### Recorded data
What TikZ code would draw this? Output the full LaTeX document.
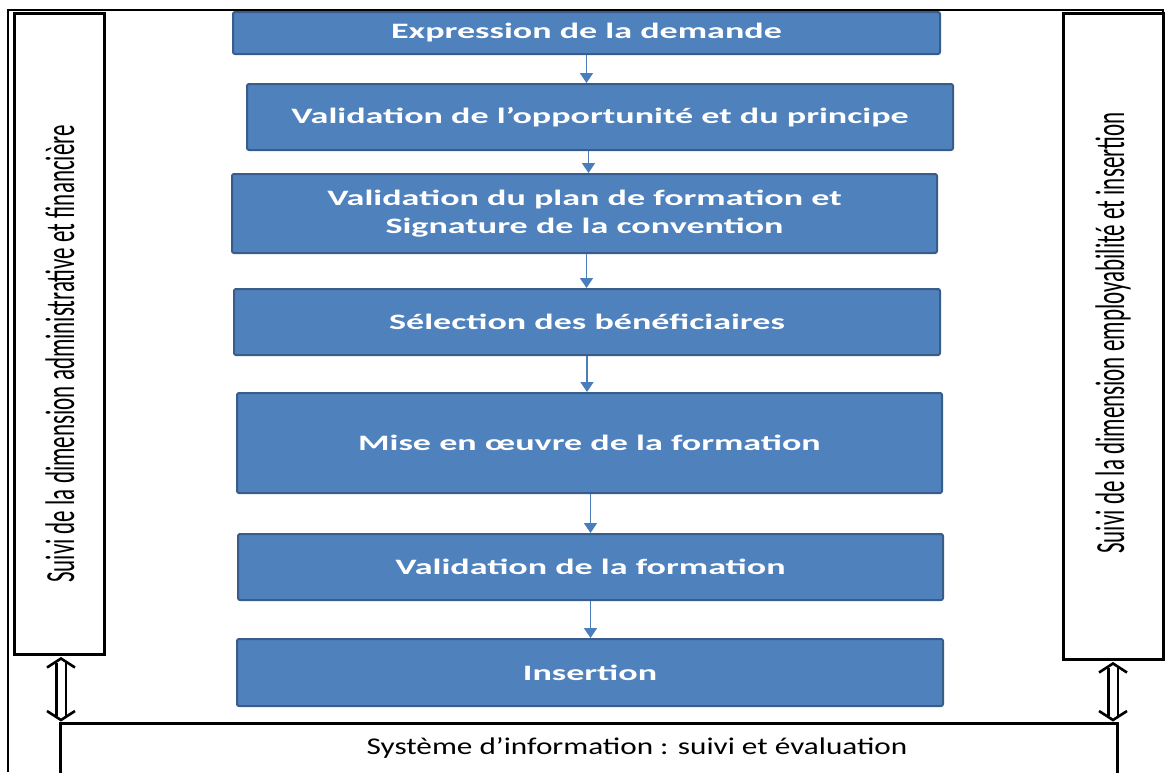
\documentclass[tikz,border=0pt]{standalone}
\usepackage{fontspec}
\setmainfont{Carlito}
\usetikzlibrary{arrows.meta}
\definecolor{boxblue}{HTML}{4F81BD}
\definecolor{boxedge}{HTML}{385D8A}
\definecolor{arrowblue}{HTML}{4A7EBB}
\newcommand{\hstretch}[1]{\scalebox{1.64}[1]{#1}}
\newcommand{\sidestretch}[1]{\scalebox{1}[1.8]{#1}}
\begin{document}
\begin{tikzpicture}[x=1pt,y=-1pt,
  stepbox/.style={draw=boxedge, line width=2pt, fill=boxblue, rounded corners=2pt,
    text=white, font=\fontsize{22}{28}\selectfont\bfseries, align=center, inner sep=0pt},
  flow/.style={draw=arrowblue, line width=1.5pt, -{Triangle[length=10pt,width=13pt]}},
  sidebox/.style={draw=black, line width=3pt, fill=white, inner sep=0pt},
  sidetext/.style={font=\fontsize{23}{23}\selectfont, rotate=90, inner sep=0pt},
  dshaft/.style={draw=black, double=white, double distance=7pt, line width=2.5pt},
  dhead/.style={draw=black, line width=2.6pt, line join=miter},
  frame/.style={draw=black, line width=1.6pt},
  bottomline/.style={draw=black, line width=3pt}]
\useasboundingbox (0,0) rectangle (1165,772);
% outer frame
\coordinate (fa) at (8,772);
\coordinate (fb) at (8,10);
\coordinate (fc) at (1163,10);
\coordinate (fd) at (1163,40);
\draw[frame] (fa) -- (fb) -- (fc) -- (fd);
% side boxes
\node[sidebox, minimum width=90pt, minimum height=641pt] (L) at (59,333.5) {};
\node[sidebox, minimum width=100pt, minimum height=646pt] (R) at (1113,336) {};
\node[sidetext] (Lt) at (60,354) {\sidestretch{Suivi de la dimension administrative et financière}};
\node[sidetext] (Rt) at (1113,333) {\sidestretch{Suivi de la dimension employabilité et insertion}};
% bottom box
\coordinate (bl) at (60,774);
\coordinate (tl) at (60,723);
\coordinate (tr) at (1117,723);
\coordinate (br) at (1117,774);
\draw[bottomline] (bl) -- (tl) -- (tr) -- (br);
\node[font=\fontsize{24}{24}\selectfont] (S) at (637,748) {\scalebox{1.3}[1]{Système d’information : suivi et évaluation}};
% flow boxes
\node[stepbox, minimum width=707pt, minimum height=42pt] (n1) at (586.5,33) {\hstretch{Expression de la demande}};
\node[stepbox, minimum width=706pt, minimum height=66pt] (n2) at (600,117) {\hstretch{Validation de l’opportunité et du principe}};
\node[stepbox, minimum width=705pt, minimum height=79pt] (n3) at (584.5,213.5) {\hstretch{\begin{tabular}{@{}c@{}}Validation du plan de formation et\\Signature de la convention\end{tabular}}};
\node[stepbox, minimum width=706pt, minimum height=66pt] (n4) at (587,322) {\hstretch{Sélection des bénéficiaires}};
\node[stepbox, minimum width=705pt, minimum height=100pt] (n5) at (589.5,443) {\hstretch{Mise en œuvre de la formation}};
\node[stepbox, minimum width=705pt, minimum height=66pt] (n6) at (590.5,567) {\hstretch{Validation de la formation}};
\node[stepbox, minimum width=706pt, minimum height=67pt] (n7) at (590,672.5) {\hstretch{Insertion}};
% flow arrows
\draw[flow] (n1.south) -- (n1.south |- n2.north);
\draw[flow] ([xshift=4pt]n3.north |- n2.south) -- ([xshift=4pt]n3.north);
\draw[flow] ([xshift=2pt]n3.south) -- ([xshift=2pt]n3.south |- n4.north);
\draw[flow] (n4.south) -- (n4.south |- n5.north);
\draw[flow] ([xshift=1pt]n5.south) -- ([xshift=1pt]n5.south |- n6.north);
\draw[flow] (n6.south) -- (n6.south |- n7.north);
% double arrows (hollow, two-headed)
\coordinate (la) at ([xshift=2pt,yshift=-3pt]L.south);
\coordinate (lb) at ([yshift=3pt]la |- tl);
\coordinate (ra) at ([yshift=-3pt]R.south);
\coordinate (rb) at ([yshift=3pt]ra |- tr);
\draw[dshaft] ([yshift=-4pt]la) -- ([yshift=4pt]lb);
\draw[dhead] ([xshift=-14pt,yshift=-9pt]la) -- (la) -- ([xshift=14pt,yshift=-9pt]la);
\draw[dhead] ([xshift=-14pt,yshift=9pt]lb) -- (lb) -- ([xshift=14pt,yshift=9pt]lb);
\draw[dshaft] ([yshift=-4pt]ra) -- ([yshift=4pt]rb);
\draw[dhead] ([xshift=-14pt,yshift=-9pt]ra) -- (ra) -- ([xshift=14pt,yshift=-9pt]ra);
\draw[dhead] ([xshift=-14pt,yshift=9pt]rb) -- (rb) -- ([xshift=14pt,yshift=9pt]rb);
\end{tikzpicture}
\end{document}
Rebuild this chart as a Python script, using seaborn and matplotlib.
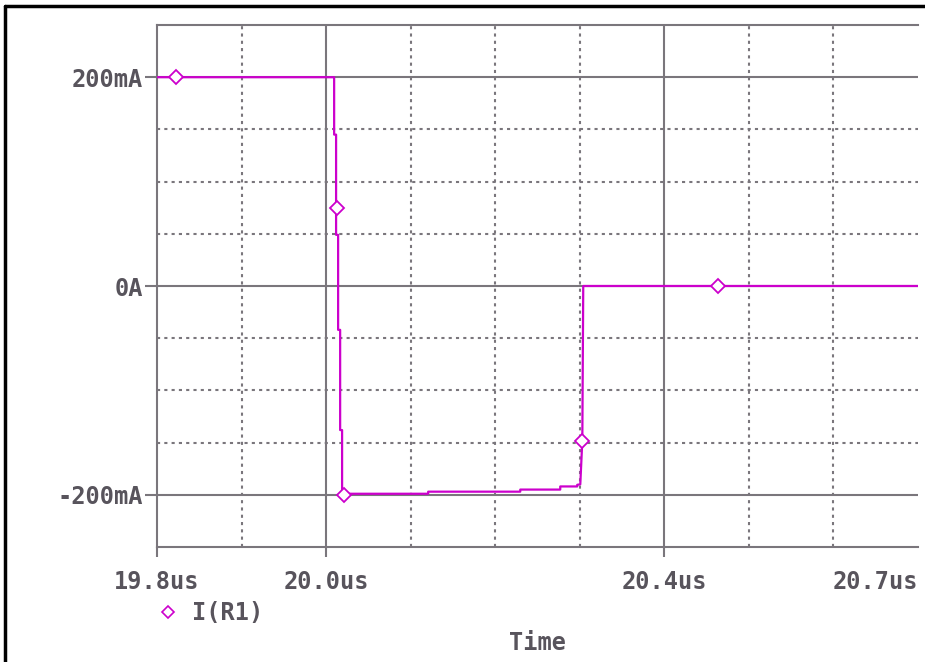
import numpy as np
import pandas as pd
import matplotlib
matplotlib.use("Agg")
import matplotlib.pyplot as plt
from matplotlib.lines import Line2D
import seaborn as sns

# PSpice-style transient plot of I(R1)
sns.set_theme(style="white")
plt.rcParams['font.family'] = ['DejaVu Sans Mono', 'DejaVu Sans']

# waveform (time in us, current in mA)
time_us = [19.80, 20.0095, 20.0095, 20.0118, 20.0118, 20.0142, 20.0142, 20.0166, 20.0166,
           20.0189, 20.0189, 20.0201, 20.1207, 20.1207, 20.2296, 20.2296, 20.2769, 20.2769,
           20.2970, 20.2970, 20.3006, 20.3030, 20.3041, 20.70]
current_ma = [200, 200, 145, 145, 49, 49, -42, -42, -138,
              -138, -199, -199, -199, -197, -197, -195, -195, -192,
              -192, -190.4, -190, -148, 0, 0]

# diamond markers along the trace
marker_t = [19.8225, 20.0128, 20.0213, 20.3030, 20.4640]
marker_i = [200, 75, -200, -148, 0]

x_ticks = [19.8, 20.0, 20.4, 20.7]
x_labels = ['19.8us', '20.0us', '20.4us', '20.7us']
y_ticks = [-200, 0, 200]
y_labels = ['-200mA', '0A', '200mA']
x_major_grid = [20.0, 20.4]
x_minor_grid = [19.9, 20.1, 20.2, 20.3, 20.5, 20.6]
y_major_grid = [-200, 0, 200]
y_minor_grid = [-150, -100, -50, 50, 100, 150]

trace_color = '#cc00cc'
grid_color = '#7a767c'
text_color = '#58545c'

df = pd.DataFrame({'t': time_us, 'i': current_ma})

fig = plt.figure(figsize=(9.25, 6.62), dpi=100)
ax = fig.add_axes([157 / 925, 1 - 547 / 662, (918 - 157) / 925, (547 - 25) / 662])

for x in x_major_grid:
    ax.axvline(x, color=grid_color, lw=1.5, zorder=1)
for x in x_minor_grid:
    ax.axvline(x, color=grid_color, lw=1.5, ls=(0, (1.5, 2)), zorder=1)
for y in y_major_grid:
    ax.axhline(y, color=grid_color, lw=1.5, zorder=1)
for y in y_minor_grid:
    ax.axhline(y, color=grid_color, lw=1.5, ls=(0, (1.5, 2)), zorder=1)

sns.lineplot(data=df, x='t', y='i', sort=False, estimator=None, color=trace_color,
             lw=1.6, ax=ax, zorder=3)
ax.plot(marker_t, marker_i, ls='none', marker='D', ms=7.5, mfc='white',
        mec=trace_color, mew=1.3, zorder=4)

ax.set_xlim(19.8, 20.7)
ax.set_ylim(-250, 250)
ax.set_xticks(x_ticks)
ax.set_xticklabels(x_labels)
ax.set_yticks(y_ticks)
ax.set_yticklabels(y_labels)
ax.set_xlabel('')
ax.set_ylabel('')
ax.tick_params(axis='x', direction='out', length=7.5, width=1.5, color=grid_color,
               pad=9, labelsize=17, labelcolor=text_color)
ax.tick_params(axis='y', direction='out', length=8.5, width=1.5, color=grid_color,
               pad=1.5, labelsize=17, labelcolor=text_color)
ax.tick_params(bottom=True, left=True)
for lab in ax.get_xticklabels() + ax.get_yticklabels():
    lab.set_fontweight('bold')
# last label sits flush against the right edge of the plot
ax.get_xticklabels()[-1].set_horizontalalignment('right')
ax.get_xticklines()[-2].set_visible(False)

for side in ['left', 'top', 'bottom']:
    ax.spines[side].set_color(grid_color)
    ax.spines[side].set_linewidth(1.5)
ax.spines['right'].set_visible(False)

# legend and axis title
handle = Line2D([], [], ls='none', marker='D', ms=6.5, mfc='white', mec=trace_color, mew=1.2)
ax.legend([handle], ['I(R1)'], loc='center left', bbox_to_anchor=(135 / 925, 1 - 613 / 662),
          bbox_transform=fig.transFigure, frameon=False, handlelength=1.0, handletextpad=0.5,
          prop={'size': 17, 'weight': 'bold'}, labelcolor=text_color)
fig.text(537 / 925, 1 - 643 / 662, 'Time', ha='center', va='center', fontsize=17,
         fontweight='bold', color=text_color)

# outer window frame (left and top edges)
fig.add_artist(Line2D([5 / 925, 5 / 925], [0, 1 - 6 / 662], color='black', lw=2.5,
                      transform=fig.transFigure))
fig.add_artist(Line2D([5 / 925, 1], [1 - 6 / 662, 1 - 6 / 662], color='black', lw=2.5,
                      transform=fig.transFigure))

fig.savefig('out.png', dpi=100)
plt.close(fig)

### Goal
Extract, without any images, the part of the material above that opens with the line containing "Rebuild this chart" and closes with the line containing "import seaborn as sns", both lines included.

### The output
Rebuild this chart as a Python script, using seaborn and matplotlib.
import numpy as np
import pandas as pd
import matplotlib
matplotlib.use("Agg")
import matplotlib.pyplot as plt
from matplotlib.lines import Line2D
import seaborn as sns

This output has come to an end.